Certo, in una squadra offensiva come dovrebbe essere la Roma 2017/18 i terzini potrebbero arrivare spesso al cross. Anche in quelle situazioni il sinistro di Kolarov può fare la differenza: i suoi cross sono sempre tesi e di solito guarda prima di calciare, cerca il centravanti anche con palle basse sul primo palo – un 9 fisico come Dzeko potrebbe arrivare tranquillamente in vantaggio, anche se va detto che Dzeko va quasi sempre sul secondo palo. Lo stile dei cross di Kolarov, la forza che imprime alla palla, le traiettorie taglienti, fanno sì che non sia facilissimo trasformarli in rete e anche in questo caso dipenderà dal gioco di squadra (i movimenti che creeranno lo spazio per i cross e i tiri) e dalla qualità dei compagni.

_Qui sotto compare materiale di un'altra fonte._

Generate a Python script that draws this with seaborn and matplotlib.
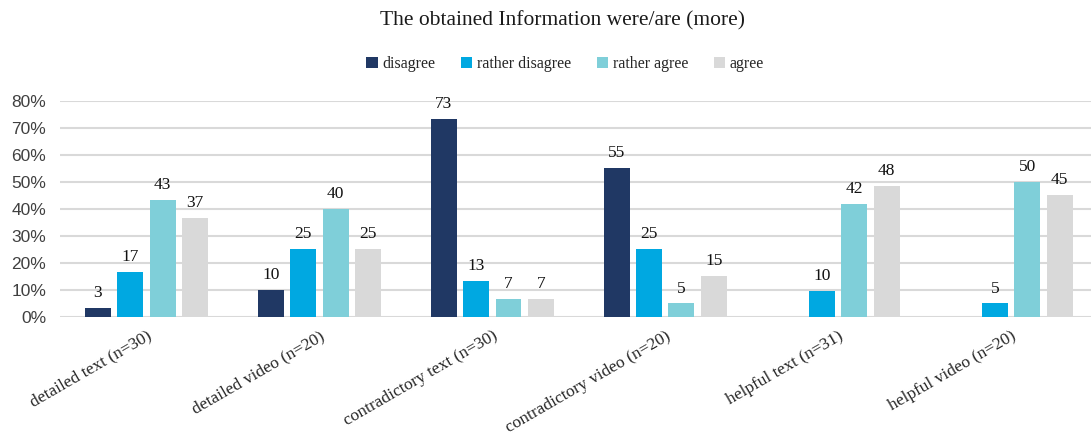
import matplotlib
matplotlib.use("Agg")
import matplotlib.pyplot as plt
import seaborn as sns
import pandas as pd
import numpy as np
from matplotlib.patches import Patch

categories = ["detailed text (n=30)", "detailed video (n=20)", "contradictory text (n=30)",
              "contradictory video (n=20)", "helpful text (n=31)", "helpful video (n=20)"]
levels = ["disagree", "rather disagree", "rather agree", "agree"]
disagree = [3.3, 10.0, 73.3, 55.0, 0.0, 0.0]
rather_disagree = [16.7, 25.0, 13.3, 25.0, 9.7, 5.0]
rather_agree = [43.3, 40.0, 6.7, 5.0, 41.9, 50.0]
agree = [36.7, 25.0, 6.7, 15.0, 48.4, 45.0]
colors = ["#203864", "#00A8E1", "#7FCFD9", "#D9D9D9"]

series = [disagree, rather_disagree, rather_agree, agree]
rows = []
for lvl, vals in zip(levels, series):
    for c, v in zip(categories, vals):
        rows.append({"category": c, "level": lvl, "value": v / 100.0})
df = pd.DataFrame(rows)

sns.set_theme(style="white")
plt.rcParams["font.family"] = ["Liberation Serif", "DejaVu Serif"]

fig = plt.figure(figsize=(10.91, 4.33), dpi=100)
ax = fig.add_axes([0.055, 0.268, 0.951, 0.499])

sns.barplot(data=df, x="category", y="value", hue="level", order=categories,
            hue_order=levels, palette=colors, saturation=1, width=0.75, gap=0.2,
            edgecolor="white", linewidth=0, legend=False, ax=ax)

for cont, vals in zip(ax.containers, series):
    labels = [f"{round(v):d}" if v > 0 else "" for v in vals]
    ax.bar_label(cont, labels=labels, padding=5, fontsize=12.5, color="#111111",
                 family=["Liberation Serif"])

ax.set_ylim(0, 0.8)
ax.set_xlim(-0.5, 5.5)
ax.set_yticks(np.arange(0, 0.81, 0.1))
ax.set_yticklabels([f"{int(round(t*100))}%" for t in np.arange(0, 0.81, 0.1)],
                   family=["Liberation Sans"], fontsize=12.5, color="#404040")
ax.yaxis.grid(True, color="#D9D9D9", linewidth=1.5)
ax.set_axisbelow(True)
for s in ax.spines.values():
    s.set_visible(False)
ax.tick_params(axis="both", length=0)
ax.tick_params(axis="y", pad=10)
ax.set_xlabel("")
ax.set_ylabel("")
ax.set_xticks(range(len(categories)))
ax.set_xticklabels(categories, rotation=30, ha="right", rotation_mode="anchor",
                   fontsize=12.5, color="#262626")
ax.tick_params(axis="x", pad=8)

fig.text(0.516, 0.953, "The obtained Information were/are (more)", ha="center", va="center",
         fontsize=15.5, color="#1a1a1a")
handles = [Patch(facecolor=c, edgecolor="none") for c in colors]
fig.legend(handles, levels, loc="center", bbox_to_anchor=(0.518, 0.852), ncol=4,
           frameon=False, fontsize=11.5, handlelength=0.7, handleheight=0.7,
           handletextpad=0.3, columnspacing=1.6)

fig.savefig("out.png", dpi=100)
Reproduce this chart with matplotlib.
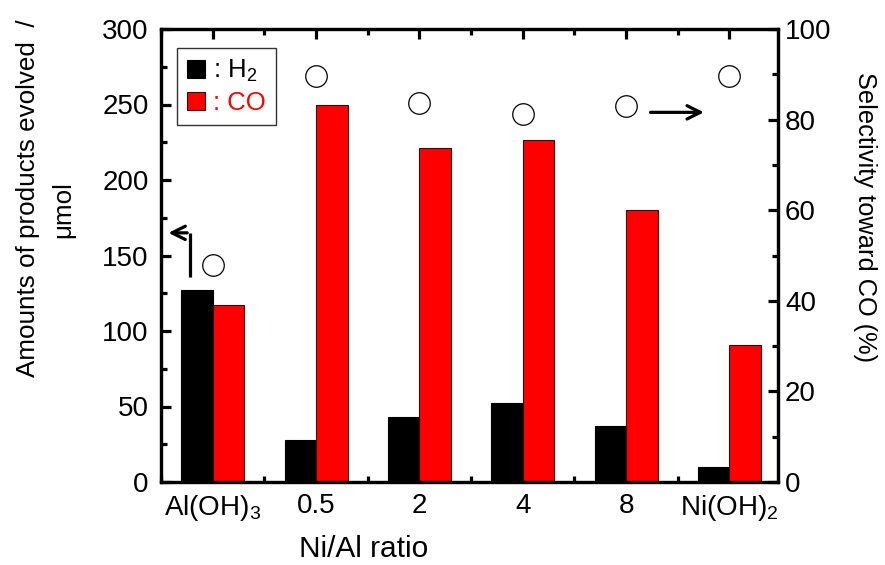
import numpy as np
import matplotlib
matplotlib.use('Agg')
import matplotlib.pyplot as plt
from matplotlib.ticker import MultipleLocator

plt.rcParams['font.family'] = ['Liberation Sans', 'DejaVu Sans']
plt.rcParams['mathtext.fontset'] = 'custom'
plt.rcParams['mathtext.rm'] = 'Liberation Sans'

# data
samples = ['Al(OH)$\\mathregular{_3}$', '0.5', '2', '4', '8', 'Ni(OH)$\\mathregular{_2}$']
h2 = [127, 28, 43, 52, 37, 10]            # umol
co = [117, 250, 221, 226.5, 180, 91]      # umol
sel = [48, 89.6, 83.6, 81.3, 82.9, 89.7]  # selectivity toward CO, %

x = np.arange(len(samples))
w = 0.305

fig = plt.figure(figsize=(8.85, 5.65), dpi=100)
ax1 = fig.add_axes([161/885, 1-482/565, (778-161)/885, (482-29)/565])
ax2 = ax1.twinx()

ax1.bar(x - w/2, h2, width=w, color='black', edgecolor='black', linewidth=0.8, label=': H$\\mathregular{_2}$')
ax1.bar(x + w/2, co, width=w, color='#ff0000', edgecolor='#330000', linewidth=0.8, label=': CO')
ax2.plot(x, sel, 'o', ls='none', ms=15.5, mfc='white', mec='black', mew=0.9)

ax1.set_xlim(-0.5, 5.47)
ax1.set_ylim(0, 300)
ax2.set_ylim(0, 100)

ax1.set_xticks(x)
ax1.set_xticklabels(samples, fontsize=20)
ax1.xaxis.set_minor_locator(MultipleLocator(0.5))
ax1.yaxis.set_major_locator(MultipleLocator(50))
ax1.yaxis.set_minor_locator(MultipleLocator(25))
ax2.yaxis.set_major_locator(MultipleLocator(20))
ax2.yaxis.set_minor_locator(MultipleLocator(10))

lw = 2.3
for a in (ax1, ax2):
    for s in a.spines.values():
        s.set_linewidth(lw)

ax1.tick_params(axis='x', which='major', direction='in', bottom=False, top=True,
                length=7, width=lw, pad=8)
ax1.tick_params(axis='x', which='minor', direction='in', bottom=True, top=True,
                length=4, width=lw)
ax1.tick_params(axis='y', which='major', direction='in', left=True, right=False,
                length=7, width=lw, labelsize=20, pad=9)
ax1.tick_params(axis='y', which='minor', direction='in', left=True, right=False,
                length=4, width=lw)
ax2.tick_params(axis='y', which='major', direction='in', length=7, width=lw,
                labelsize=20, pad=5)
ax2.tick_params(axis='y', which='minor', direction='in', length=4, width=lw)
ax2.tick_params(axis='x', which='both', bottom=False, top=False)

fig.text(364/885, 1-549/565, 'Ni/Al ratio', fontsize=21.5, ha='center', va='center')
fig.text(28/885, 1-198/565, 'Amounts of products evolved  /', fontsize=18.7,
         rotation=90, ha='center', va='center')
fig.text(63/885, 1-210/565, 'μmol', fontsize=18.7, rotation=90, ha='center', va='center')
fig.text(865/885, 1-217/565, 'Selectivity toward CO (%)', fontsize=18.3,
         rotation=270, ha='center', va='center')

# arrows pointing to the axes
ax1.annotate('', xy=(-0.455, 165), xytext=(-0.22, 165),
             arrowprops=dict(arrowstyle='->', lw=2.3, color='black',
                             mutation_scale=24))
ax1.plot([-0.22, -0.22], [136, 165], color='black', lw=2.3, solid_capstyle='butt')
ax2.annotate('', xy=(4.78, 81.6), xytext=(4.21, 81.6),
             arrowprops=dict(arrowstyle='->', lw=2.3, color='black',
                             mutation_scale=24))

leg = ax1.legend(loc='upper left', bbox_to_anchor=(16/617, 1-19/453), borderaxespad=0,
                 fontsize=18.5, frameon=True, fancybox=False, edgecolor='black',
                 handlelength=0.7, handleheight=0.7, handletextpad=0.3,
                 labelspacing=0.25, borderpad=0.4)
leg.get_frame().set_linewidth(1.0)
leg.get_texts()[1].set_color('#ff0000')

fig.savefig('out.png', dpi=100)
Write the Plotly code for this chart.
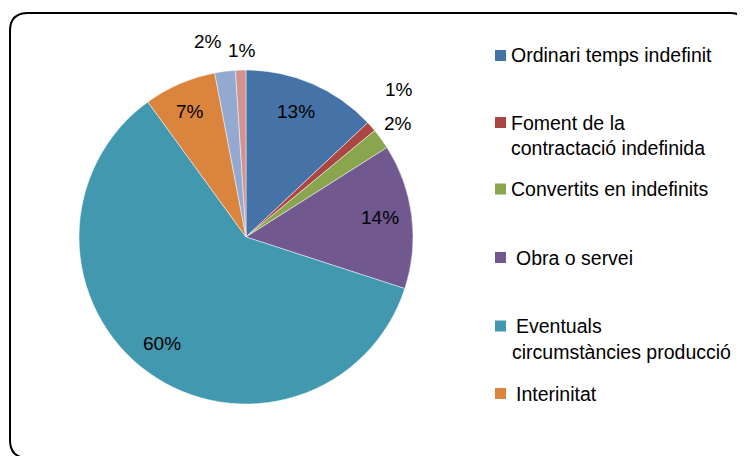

Ma insomma, difficilmente un terzino può essere decisivo da solo.

 

Insomma, rispetto ai tempi della Lazio, il Kolarov tornato in Serie A è atleticamente inferiore ma su tutto il resto ha ancora qualcosa da dire. Forse molto. Ed è anche capitato nella squadra giusta per le sue caratteristiche. Non resta che convincere quei tifosi che gli rimproverano di aver indossato la maglia “sbagliata”, facendo avere al campo da calcio l’ultima parola.